» **Your task**: Only the lines from the start of the data through the line with "0, -0.012, 0.136];" belong in the copy. Restate them word for word, minus the pictures.

— Start of Recorded information —

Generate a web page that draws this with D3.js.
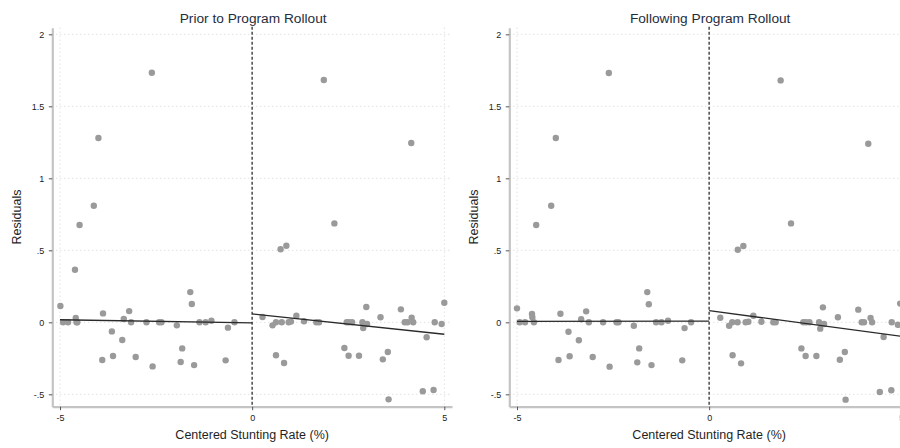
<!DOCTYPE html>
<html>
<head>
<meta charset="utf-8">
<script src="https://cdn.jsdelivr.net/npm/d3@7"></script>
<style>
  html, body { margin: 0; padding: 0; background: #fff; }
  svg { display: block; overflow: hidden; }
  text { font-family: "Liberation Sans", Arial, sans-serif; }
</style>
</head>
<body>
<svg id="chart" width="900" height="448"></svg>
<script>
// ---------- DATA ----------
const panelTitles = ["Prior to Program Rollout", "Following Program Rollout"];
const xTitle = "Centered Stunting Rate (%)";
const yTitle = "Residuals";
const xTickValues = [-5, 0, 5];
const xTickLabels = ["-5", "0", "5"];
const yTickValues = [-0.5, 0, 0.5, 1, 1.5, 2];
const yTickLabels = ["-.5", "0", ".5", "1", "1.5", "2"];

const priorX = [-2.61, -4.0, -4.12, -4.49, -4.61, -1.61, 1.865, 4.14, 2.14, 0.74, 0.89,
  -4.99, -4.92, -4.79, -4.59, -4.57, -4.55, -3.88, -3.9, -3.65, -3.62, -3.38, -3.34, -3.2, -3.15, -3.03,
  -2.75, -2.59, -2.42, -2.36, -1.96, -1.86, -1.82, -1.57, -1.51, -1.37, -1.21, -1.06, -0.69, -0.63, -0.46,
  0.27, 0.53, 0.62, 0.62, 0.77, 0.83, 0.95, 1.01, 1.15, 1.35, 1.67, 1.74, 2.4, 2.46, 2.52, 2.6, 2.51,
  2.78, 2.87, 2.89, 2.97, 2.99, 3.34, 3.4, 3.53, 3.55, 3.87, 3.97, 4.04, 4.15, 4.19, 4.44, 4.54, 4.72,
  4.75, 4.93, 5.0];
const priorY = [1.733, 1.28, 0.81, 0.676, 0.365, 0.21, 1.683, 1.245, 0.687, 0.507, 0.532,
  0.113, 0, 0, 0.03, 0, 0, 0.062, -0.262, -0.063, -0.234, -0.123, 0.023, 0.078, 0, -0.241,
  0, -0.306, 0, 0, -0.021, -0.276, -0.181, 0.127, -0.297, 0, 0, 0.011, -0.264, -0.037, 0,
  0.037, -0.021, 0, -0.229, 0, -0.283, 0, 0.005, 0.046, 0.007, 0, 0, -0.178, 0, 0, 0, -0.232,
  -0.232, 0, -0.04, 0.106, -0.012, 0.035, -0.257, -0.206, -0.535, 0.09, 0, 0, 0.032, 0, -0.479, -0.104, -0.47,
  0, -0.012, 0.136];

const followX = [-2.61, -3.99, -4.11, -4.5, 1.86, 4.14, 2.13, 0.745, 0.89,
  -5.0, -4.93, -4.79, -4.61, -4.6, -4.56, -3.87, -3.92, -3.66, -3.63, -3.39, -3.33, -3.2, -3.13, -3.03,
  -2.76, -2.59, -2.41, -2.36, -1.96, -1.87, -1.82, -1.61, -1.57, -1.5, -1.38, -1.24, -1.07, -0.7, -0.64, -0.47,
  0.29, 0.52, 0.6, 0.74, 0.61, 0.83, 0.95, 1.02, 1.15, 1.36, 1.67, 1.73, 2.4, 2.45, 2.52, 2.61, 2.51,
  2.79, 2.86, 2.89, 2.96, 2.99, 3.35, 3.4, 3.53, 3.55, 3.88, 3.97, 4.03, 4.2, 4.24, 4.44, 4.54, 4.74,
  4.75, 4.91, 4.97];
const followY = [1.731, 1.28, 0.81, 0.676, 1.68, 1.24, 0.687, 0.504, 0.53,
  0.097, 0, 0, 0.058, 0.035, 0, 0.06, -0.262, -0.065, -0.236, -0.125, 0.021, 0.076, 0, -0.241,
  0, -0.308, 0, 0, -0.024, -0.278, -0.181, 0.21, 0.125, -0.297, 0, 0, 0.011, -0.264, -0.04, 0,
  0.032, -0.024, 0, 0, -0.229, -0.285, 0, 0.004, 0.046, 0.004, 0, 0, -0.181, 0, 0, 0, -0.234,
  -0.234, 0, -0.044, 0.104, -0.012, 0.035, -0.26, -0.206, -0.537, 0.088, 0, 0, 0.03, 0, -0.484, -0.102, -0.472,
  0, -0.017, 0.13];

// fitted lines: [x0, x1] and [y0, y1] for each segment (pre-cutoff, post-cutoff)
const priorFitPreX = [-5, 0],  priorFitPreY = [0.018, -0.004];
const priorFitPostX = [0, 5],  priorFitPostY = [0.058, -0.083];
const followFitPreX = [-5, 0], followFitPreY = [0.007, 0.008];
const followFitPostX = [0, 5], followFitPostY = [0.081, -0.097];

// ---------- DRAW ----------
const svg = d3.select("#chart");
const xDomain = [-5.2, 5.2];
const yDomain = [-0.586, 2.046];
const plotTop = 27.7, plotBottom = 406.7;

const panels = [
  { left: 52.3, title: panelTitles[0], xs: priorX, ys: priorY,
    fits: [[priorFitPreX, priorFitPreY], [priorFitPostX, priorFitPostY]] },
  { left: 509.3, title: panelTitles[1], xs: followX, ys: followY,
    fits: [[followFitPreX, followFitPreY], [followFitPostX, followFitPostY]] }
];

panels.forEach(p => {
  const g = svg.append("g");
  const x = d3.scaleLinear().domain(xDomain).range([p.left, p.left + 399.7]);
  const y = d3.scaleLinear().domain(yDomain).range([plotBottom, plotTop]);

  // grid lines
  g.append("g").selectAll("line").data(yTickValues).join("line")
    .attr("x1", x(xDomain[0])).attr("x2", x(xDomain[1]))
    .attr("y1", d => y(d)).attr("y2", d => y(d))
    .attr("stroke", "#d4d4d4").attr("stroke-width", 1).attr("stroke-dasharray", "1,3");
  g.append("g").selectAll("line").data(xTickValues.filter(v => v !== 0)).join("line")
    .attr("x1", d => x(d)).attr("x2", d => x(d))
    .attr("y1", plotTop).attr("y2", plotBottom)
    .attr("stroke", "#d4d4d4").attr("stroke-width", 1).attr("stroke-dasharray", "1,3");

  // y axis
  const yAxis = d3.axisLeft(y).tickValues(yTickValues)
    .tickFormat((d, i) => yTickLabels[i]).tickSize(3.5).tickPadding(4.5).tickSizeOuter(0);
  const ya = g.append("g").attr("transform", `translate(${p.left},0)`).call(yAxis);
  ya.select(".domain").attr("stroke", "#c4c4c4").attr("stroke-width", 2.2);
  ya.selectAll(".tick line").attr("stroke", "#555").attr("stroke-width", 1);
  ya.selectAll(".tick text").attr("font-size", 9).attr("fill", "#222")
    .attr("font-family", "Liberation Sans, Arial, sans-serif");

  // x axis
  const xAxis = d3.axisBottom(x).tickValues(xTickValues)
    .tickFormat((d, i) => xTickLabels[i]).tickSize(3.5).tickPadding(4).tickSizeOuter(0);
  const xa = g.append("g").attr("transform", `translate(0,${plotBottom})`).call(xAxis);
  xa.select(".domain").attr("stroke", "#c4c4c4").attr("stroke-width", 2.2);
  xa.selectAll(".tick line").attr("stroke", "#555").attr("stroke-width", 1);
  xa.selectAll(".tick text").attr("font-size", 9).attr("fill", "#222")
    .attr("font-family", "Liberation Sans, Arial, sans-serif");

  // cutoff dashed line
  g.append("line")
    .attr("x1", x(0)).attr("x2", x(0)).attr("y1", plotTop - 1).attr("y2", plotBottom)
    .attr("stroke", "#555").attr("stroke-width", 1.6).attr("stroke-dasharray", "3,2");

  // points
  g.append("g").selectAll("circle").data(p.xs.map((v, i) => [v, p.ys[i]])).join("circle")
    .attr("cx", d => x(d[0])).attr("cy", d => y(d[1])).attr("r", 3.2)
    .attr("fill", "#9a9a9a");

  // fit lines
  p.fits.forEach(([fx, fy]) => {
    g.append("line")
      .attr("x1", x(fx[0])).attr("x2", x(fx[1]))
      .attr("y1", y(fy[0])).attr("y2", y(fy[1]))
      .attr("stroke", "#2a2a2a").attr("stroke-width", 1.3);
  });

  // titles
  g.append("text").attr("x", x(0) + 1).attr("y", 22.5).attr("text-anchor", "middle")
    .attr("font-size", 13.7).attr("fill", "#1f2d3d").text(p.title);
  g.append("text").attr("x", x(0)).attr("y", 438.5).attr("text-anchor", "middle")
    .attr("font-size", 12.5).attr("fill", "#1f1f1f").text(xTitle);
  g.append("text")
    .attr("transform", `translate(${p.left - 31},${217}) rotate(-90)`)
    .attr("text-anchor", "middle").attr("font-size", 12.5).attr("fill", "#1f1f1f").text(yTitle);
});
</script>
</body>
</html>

— End of Recorded information —

» **Answer to this exercise**:
Generate a web page that draws this with D3.js.
<!DOCTYPE html>
<html>
<head>
<meta charset="utf-8">
<script src="https://cdn.jsdelivr.net/npm/d3@7"></script>
<style>
  html, body { margin: 0; padding: 0; background: #fff; }
  svg { display: block; overflow: hidden; }
  text { font-family: "Liberation Sans", Arial, sans-serif; }
</style>
</head>
<body>
<svg id="chart" width="900" height="448"></svg>
<script>
// ---------- DATA ----------
const panelTitles = ["Prior to Program Rollout", "Following Program Rollout"];
const xTitle = "Centered Stunting Rate (%)";
const yTitle = "Residuals";
const xTickValues = [-5, 0, 5];
const xTickLabels = ["-5", "0", "5"];
const yTickValues = [-0.5, 0, 0.5, 1, 1.5, 2];
const yTickLabels = ["-.5", "0", ".5", "1", "1.5", "2"];

const priorX = [-2.61, -4.0, -4.12, -4.49, -4.61, -1.61, 1.865, 4.14, 2.14, 0.74, 0.89,
  -4.99, -4.92, -4.79, -4.59, -4.57, -4.55, -3.88, -3.9, -3.65, -3.62, -3.38, -3.34, -3.2, -3.15, -3.03,
  -2.75, -2.59, -2.42, -2.36, -1.96, -1.86, -1.82, -1.57, -1.51, -1.37, -1.21, -1.06, -0.69, -0.63, -0.46,
  0.27, 0.53, 0.62, 0.62, 0.77, 0.83, 0.95, 1.01, 1.15, 1.35, 1.67, 1.74, 2.4, 2.46, 2.52, 2.6, 2.51,
  2.78, 2.87, 2.89, 2.97, 2.99, 3.34, 3.4, 3.53, 3.55, 3.87, 3.97, 4.04, 4.15, 4.19, 4.44, 4.54, 4.72,
  4.75, 4.93, 5.0];
const priorY = [1.733, 1.28, 0.81, 0.676, 0.365, 0.21, 1.683, 1.245, 0.687, 0.507, 0.532,
  0.113, 0, 0, 0.03, 0, 0, 0.062, -0.262, -0.063, -0.234, -0.123, 0.023, 0.078, 0, -0.241,
  0, -0.306, 0, 0, -0.021, -0.276, -0.181, 0.127, -0.297, 0, 0, 0.011, -0.264, -0.037, 0,
  0.037, -0.021, 0, -0.229, 0, -0.283, 0, 0.005, 0.046, 0.007, 0, 0, -0.178, 0, 0, 0, -0.232,
  -0.232, 0, -0.04, 0.106, -0.012, 0.035, -0.257, -0.206, -0.535, 0.09, 0, 0, 0.032, 0, -0.479, -0.104, -0.47,
  0, -0.012, 0.136];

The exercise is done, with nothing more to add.